** Task material **

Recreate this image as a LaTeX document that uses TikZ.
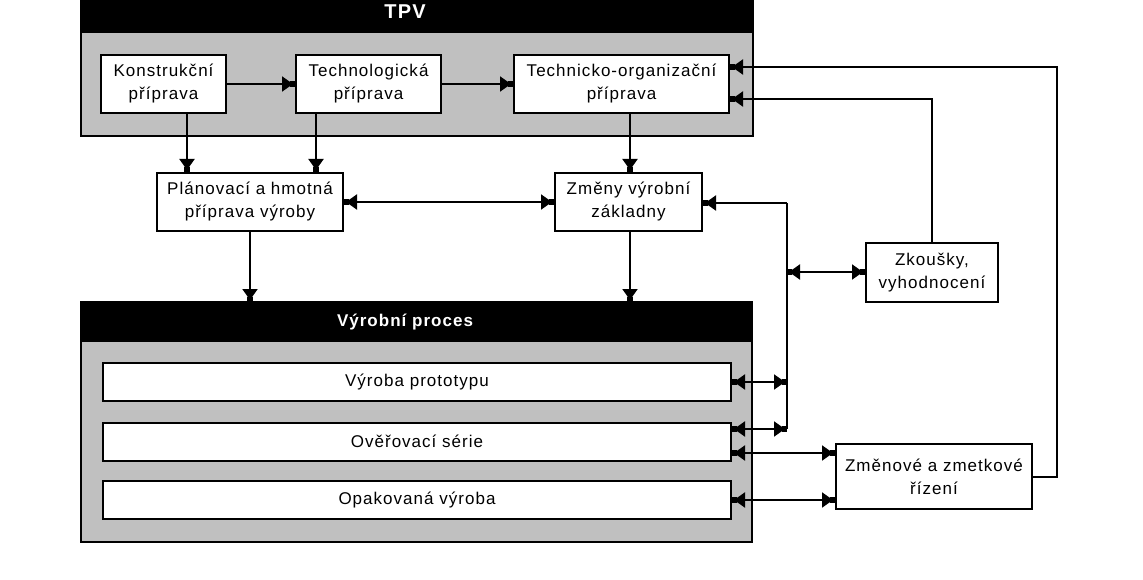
\documentclass[tikz,border=0pt]{standalone}
\usepackage{fontspec}
\setmainfont{Liberation Sans}[LetterSpace=6]
\usetikzlibrary{arrows.meta,calc}
\definecolor{panel}{HTML}{C0C0C0}
\tikzset{
 box/.style={draw=black, line width=2pt, fill=white, align=center, inner sep=0pt, font=\fontsize{17}{23}\selectfont},
 panelbox/.style={draw=black, line width=2pt, fill=panel},
 hdrband/.style={fill=black},
 hdr/.style={text=white, inner sep=0pt, font=\bfseries\fontsize{17}{20}\selectfont},
 conn/.style={line width=2pt},
 tipa/.tip={Triangle[length=11pt,width=15pt,sep=-3pt] Rectangle[length=5pt,width=6pt,sep=0pt]},
 arr/.style={conn, -tipa},
 darr/.style={conn, tipa-tipa}
}
\begin{document}
\begin{tikzpicture}[x=1pt,y=-1pt]
\useasboundingbox (0,0) rectangle (1143,580);
% TPV panel
\draw[panelbox] (81,-3) rectangle (753,136);
\fill[hdrband] (81,-3) rectangle (753,33);
\node[hdr, font=\bfseries\fontsize{20}{22}\selectfont] (tpvh) at (405,12) {TPV};
% Vyrobni proces panel
\draw[panelbox] (81,302) rectangle (752,542);
\fill[hdrband] (81,302) rectangle (752,342);
\node[hdr] (vph) at (405,322) {Výrobní proces};
\coordinate (vptop) at (400,302);
% nodes
\node[box, minimum width=125pt, minimum height=58pt] (k) at (163.5,84) {Konstrukční\\příprava};
\node[box, minimum width=145pt, minimum height=58pt] (t) at (368.5,84) {Technologická\\příprava};
\node[box, minimum width=215pt, minimum height=58pt] (to) at (621.5,84) {Technicko-organizační\\příprava};
\node[box, minimum width=186pt, minimum height=58pt] (p) at (250,202) {Plánovací a hmotná\\příprava výroby};
\node[box, minimum width=147pt, minimum height=58pt] (z) at (628.5,202) {Změny výrobní\\základny};
\node[box, minimum width=132pt, minimum height=59pt] (zk) at (932,272.5) {Zkoušky,\\vyhodnocení};
\node[box, minimum width=628pt, minimum height=38pt] (v1) at (417,382) {Výroba prototypu};
\node[box, minimum width=628pt, minimum height=38pt] (v2) at (417,441.5) {Ověřovací série};
\node[box, minimum width=628pt, minimum height=38pt] (v3) at (417,500) {Opakovaná výroba};
\node[box, minimum width=196pt, minimum height=65pt] (zm) at (934,476.5) {Změnové a zmetkové\\řízení};
% helper coordinates
\coordinate (xk) at (187,0);
\coordinate (xt) at (316,0);
\coordinate (xto) at (630,0);
\coordinate (bus) at (787,0);
\coordinate (rr) at (1057,0);
\coordinate (y1) at (0,67);
\coordinate (y2) at (0,99);
\coordinate (yz) at (0,203);
\coordinate (yzk) at (0,272);
\coordinate (yv2a) at (0,429);
\coordinate (yv2b) at (0,453);
\coordinate (yv3) at (0,500);
% TPV internal
\draw[arr] (k.east) -- (t.west);
\draw[arr] (t.east) -- (to.west);
\draw[arr] (xk |- k.south) -- (xk |- p.north);
\draw[arr] (xt |- t.south) -- (xt |- p.north);
\draw[arr] (xto |- to.south) -- (xto |- z.north);
\draw[darr] (p.east) -- (z.west);
\draw[arr] (p.south) -- (p.south |- vptop);
\draw[arr] (xto |- z.south) -- (xto |- vptop);
% right-side feedback
\draw[arr] (zm.east) -| (rr |- y1) -- (to.east |- y1);
\draw[arr] (zk.north) -- (zk.north |- y2) -- (to.east |- y2);
% bus
\draw[conn] (bus |- yz) -- (bus |- yv2a);
\draw[arr] (bus |- yz) -- (z.east |- yz);
\draw[darr] (bus |- yzk) -- (zk.west |- yzk);
\draw[darr] (v1.east) -- (bus |- v1.east);
\draw[darr] (v2.east |- yv2a) -- (bus |- yv2a);
\draw[darr] (v2.east |- yv2b) -- (zm.west |- yv2b);
\draw[darr] (v3.east |- yv3) -- (zm.west |- yv3);
\end{tikzpicture}
\end{document}
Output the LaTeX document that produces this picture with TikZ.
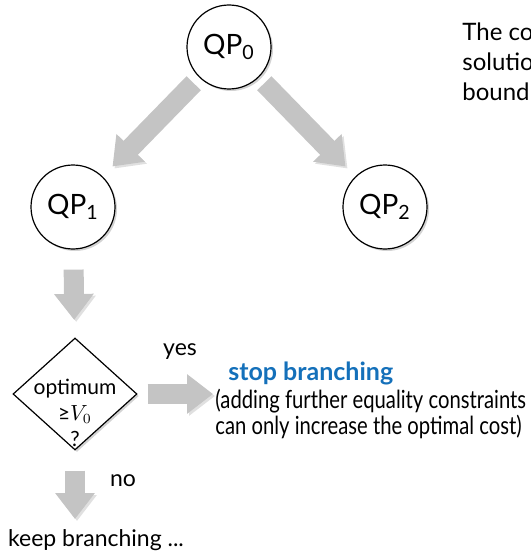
\documentclass[tikz,border=0pt]{standalone}
\usepackage{fontspec}
\setmainfont{Lato}
\newfontfamily\condfont[FakeStretch=0.81]{Lato}
\usetikzlibrary{shapes.geometric, arrows.meta, shadows}

\definecolor{arrowgray}{RGB}{196,196,196}
\definecolor{stopblue}{RGB}{20,112,186}

\tikzset{
	qp/.style = {circle, draw, line width = 0.6pt, fill = white, minimum size = 42pt, inner sep = 0pt,
		font = \fontsize{14}{16}\selectfont,
		drop shadow = {shadow xshift = 1pt, shadow yshift = -1pt, opacity = 0.35}},
	test/.style = {diamond, draw, line width = 0.6pt, fill = white, minimum width = 62pt, minimum height = 56pt,
		inner sep = 0pt, drop shadow = {shadow xshift = 1pt, shadow yshift = -1pt, opacity = 0.35}},
	bigarrow/.style = {arrowgray, line width = 10pt, -{Triangle[length = 13pt, width = 19pt]},
		preaction = {draw = black, opacity = 0.12, transform canvas = {shift = {(1pt, -1pt)}}}},
	txt/.style = {font = \fontsize{11.5}{13}\selectfont, inner sep = 0pt}
}

\begin{document}
\begin{tikzpicture}[x = 0.5pt, y = -0.5pt]

	% Frame of the picture
	
	\useasboundingbox (0, 0) rectangle (530, 551);
	
	% The three problems
	
	\node [qp] (qp0) at (229, 47) {QP\textsubscript{0}};
	\node [qp] (qp1) at (73, 207) {QP\textsubscript{1}};
	\node [qp] (qp2) at (385, 207) {QP\textsubscript{2}};
	
	% Note at the top right (cut off by the frame)
	
	\node [txt, anchor = west, align = left, font = \fontsize{12}{15}\selectfont] (note) at (462, 62)
		{The co\\ solutio\\ bound};
	
	% The test
	
	\node [test] (test) at (75, 394) {};
	\node [txt, align = center, font = \fontsize{10.5}{13}\selectfont] (testtext) at (75, 413)
		{optimum\\ ≥$V_0$\\ ?};
	
	% Outcomes
	
	\node [txt, anchor = north west, align = left] (stop) at (215, 362)
		{\hspace*{6.5pt}\textcolor{stopblue}{\fontsize{12.5}{15}\selectfont\textbf{stop branching}}\\[1pt]
		{\condfont\fontsize{12.5}{15}\selectfont (adding further equality constraints}\\[0pt]
		{\condfont\fontsize{12.5}{15}\selectfont can only increase the optimal cost)}};
	\node [txt] (keep) at (96, 540) {keep branching ...};
	
	% Branching arrows
	
	\begin{scope}
	
		\draw [bigarrow, shorten <= 4pt, shorten >= 7pt] (qp0) -- (qp1);
		\draw [bigarrow, shorten <= 4pt, shorten >= 7pt] (qp0) -- (qp2);
		\draw [bigarrow, shorten <= 10pt, shorten >= 9pt] (qp1) -- (test);
		
		\draw [bigarrow, shorten <= 5pt, shorten >= 1pt] (test.east) -- (test.east -| stop.west);
		\draw [bigarrow, shorten <= 10pt, shorten >= 5pt] (test.south) -- (keep.north -| test.south);
		
	\end{scope}
	
	% Answers
	
	\node [txt] (yes) at (180, 352) {yes};
	\node [txt] (no) at (123, 481) {no};
		
\end{tikzpicture}
\end{document}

** What you will do **
Copy the material exactly. Do not include the pictures.

** Full solution **
Recreate this image as a LaTeX document that uses TikZ.
\documentclass[tikz,border=0pt]{standalone}
\usepackage{fontspec}
\setmainfont{Liberation Sans}[LetterSpace=6]
\usetikzlibrary{arrows.meta,calc}
\definecolor{panel}{HTML}{C0C0C0}
\tikzset{
 box/.style={draw=black, line width=2pt, fill=white, align=center, inner sep=0pt, font=\fontsize{17}{23}\selectfont},
 panelbox/.style={draw=black, line width=2pt, fill=panel},
 hdrband/.style={fill=black},
 hdr/.style={text=white, inner sep=0pt, font=\bfseries\fontsize{17}{20}\selectfont},
 conn/.style={line width=2pt},
 tipa/.tip={Triangle[length=11pt,width=15pt,sep=-3pt] Rectangle[length=5pt,width=6pt,sep=0pt]},
 arr/.style={conn, -tipa},
 darr/.style={conn, tipa-tipa}
}
\begin{document}
\begin{tikzpicture}[x=1pt,y=-1pt]
\useasboundingbox (0,0) rectangle (1143,580);
% TPV panel
\draw[panelbox] (81,-3) rectangle (753,136);
\fill[hdrband] (81,-3) rectangle (753,33);
\node[hdr, font=\bfseries\fontsize{20}{22}\selectfont] (tpvh) at (405,12) {TPV};
% Vyrobni proces panel
\draw[panelbox] (81,302) rectangle (752,542);
\fill[hdrband] (81,302) rectangle (752,342);
\node[hdr] (vph) at (405,322) {Výrobní proces};
\coordinate (vptop) at (400,302);
% nodes
\node[box, minimum width=125pt, minimum height=58pt] (k) at (163.5,84) {Konstrukční\\příprava};
\node[box, minimum width=145pt, minimum height=58pt] (t) at (368.5,84) {Technologická\\příprava};
\node[box, minimum width=215pt, minimum height=58pt] (to) at (621.5,84) {Technicko-organizační\\příprava};
\node[box, minimum width=186pt, minimum height=58pt] (p) at (250,202) {Plánovací a hmotná\\příprava výroby};
\node[box, minimum width=147pt, minimum height=58pt] (z) at (628.5,202) {Změny výrobní\\základny};
\node[box, minimum width=132pt, minimum height=59pt] (zk) at (932,272.5) {Zkoušky,\\vyhodnocení};
\node[box, minimum width=628pt, minimum height=38pt] (v1) at (417,382) {Výroba prototypu};
\node[box, minimum width=628pt, minimum height=38pt] (v2) at (417,441.5) {Ověřovací série};
\node[box, minimum width=628pt, minimum height=38pt] (v3) at (417,500) {Opakovaná výroba};
\node[box, minimum width=196pt, minimum height=65pt] (zm) at (934,476.5) {Změnové a zmetkové\\řízení};
% helper coordinates
\coordinate (xk) at (187,0);
\coordinate (xt) at (316,0);
\coordinate (xto) at (630,0);
\coordinate (bus) at (787,0);
\coordinate (rr) at (1057,0);
\coordinate (y1) at (0,67);
\coordinate (y2) at (0,99);
\coordinate (yz) at (0,203);
\coordinate (yzk) at (0,272);
\coordinate (yv2a) at (0,429);
\coordinate (yv2b) at (0,453);
\coordinate (yv3) at (0,500);
% TPV internal
\draw[arr] (k.east) -- (t.west);
\draw[arr] (t.east) -- (to.west);
\draw[arr] (xk |- k.south) -- (xk |- p.north);
\draw[arr] (xt |- t.south) -- (xt |- p.north);
\draw[arr] (xto |- to.south) -- (xto |- z.north);
\draw[darr] (p.east) -- (z.west);
\draw[arr] (p.south) -- (p.south |- vptop);
\draw[arr] (xto |- z.south) -- (xto |- vptop);
% right-side feedback
\draw[arr] (zm.east) -| (rr |- y1) -- (to.east |- y1);
\draw[arr] (zk.north) -- (zk.north |- y2) -- (to.east |- y2);
% bus
\draw[conn] (bus |- yz) -- (bus |- yv2a);
\draw[arr] (bus |- yz) -- (z.east |- yz);
\draw[darr] (bus |- yzk) -- (zk.west |- yzk);
\draw[darr] (v1.east) -- (bus |- v1.east);
\draw[darr] (v2.east |- yv2a) -- (bus |- yv2a);
\draw[darr] (v2.east |- yv2b) -- (zm.west |- yv2b);
\draw[darr] (v3.east |- yv3) -- (zm.west |- yv3);
\end{tikzpicture}
\end{document}
Output the LaTeX document that produces this picture with TikZ.
\documentclass[tikz,border=0pt]{standalone}
\usepackage{fontspec}
\setmainfont{Lato}
\newfontfamily\condfont[FakeStretch=0.81]{Lato}
\usetikzlibrary{shapes.geometric, arrows.meta, shadows}

\definecolor{arrowgray}{RGB}{196,196,196}
\definecolor{stopblue}{RGB}{20,112,186}

\tikzset{
	qp/.style = {circle, draw, line width = 0.6pt, fill = white, minimum size = 42pt, inner sep = 0pt,
		font = \fontsize{14}{16}\selectfont,
		drop shadow = {shadow xshift = 1pt, shadow yshift = -1pt, opacity = 0.35}},
	test/.style = {diamond, draw, line width = 0.6pt, fill = white, minimum width = 62pt, minimum height = 56pt,
		inner sep = 0pt, drop shadow = {shadow xshift = 1pt, shadow yshift = -1pt, opacity = 0.35}},
	bigarrow/.style = {arrowgray, line width = 10pt, -{Triangle[length = 13pt, width = 19pt]},
		preaction = {draw = black, opacity = 0.12, transform canvas = {shift = {(1pt, -1pt)}}}},
	txt/.style = {font = \fontsize{11.5}{13}\selectfont, inner sep = 0pt}
}

\begin{document}
\begin{tikzpicture}[x = 0.5pt, y = -0.5pt]

	% Frame of the picture
	
	\useasboundingbox (0, 0) rectangle (530, 551);
	
	% The three problems
	
	\node [qp] (qp0) at (229, 47) {QP\textsubscript{0}};
	\node [qp] (qp1) at (73, 207) {QP\textsubscript{1}};
	\node [qp] (qp2) at (385, 207) {QP\textsubscript{2}};
	
	% Note at the top right (cut off by the frame)
	
	\node [txt, anchor = west, align = left, font = \fontsize{12}{15}\selectfont] (note) at (462, 62)
		{The co\\ solutio\\ bound};
	
	% The test
	
	\node [test] (test) at (75, 394) {};
	\node [txt, align = center, font = \fontsize{10.5}{13}\selectfont] (testtext) at (75, 413)
		{optimum\\ ≥$V_0$\\ ?};
	
	% Outcomes
	
	\node [txt, anchor = north west, align = left] (stop) at (215, 362)
		{\hspace*{6.5pt}\textcolor{stopblue}{\fontsize{12.5}{15}\selectfont\textbf{stop branching}}\\[1pt]
		{\condfont\fontsize{12.5}{15}\selectfont (adding further equality constraints}\\[0pt]
		{\condfont\fontsize{12.5}{15}\selectfont can only increase the optimal cost)}};
	\node [txt] (keep) at (96, 540) {keep branching ...};
	
	% Branching arrows
	
	\begin{scope}
	
		\draw [bigarrow, shorten <= 4pt, shorten >= 7pt] (qp0) -- (qp1);
		\draw [bigarrow, shorten <= 4pt, shorten >= 7pt] (qp0) -- (qp2);
		\draw [bigarrow, shorten <= 10pt, shorten >= 9pt] (qp1) -- (test);
		
		\draw [bigarrow, shorten <= 5pt, shorten >= 1pt] (test.east) -- (test.east -| stop.west);
		\draw [bigarrow, shorten <= 10pt, shorten >= 5pt] (test.south) -- (keep.north -| test.south);
		
	\end{scope}
	
	% Answers
	
	\node [txt] (yes) at (180, 352) {yes};
	\node [txt] (no) at (123, 481) {no};
		
\end{tikzpicture}
\end{document}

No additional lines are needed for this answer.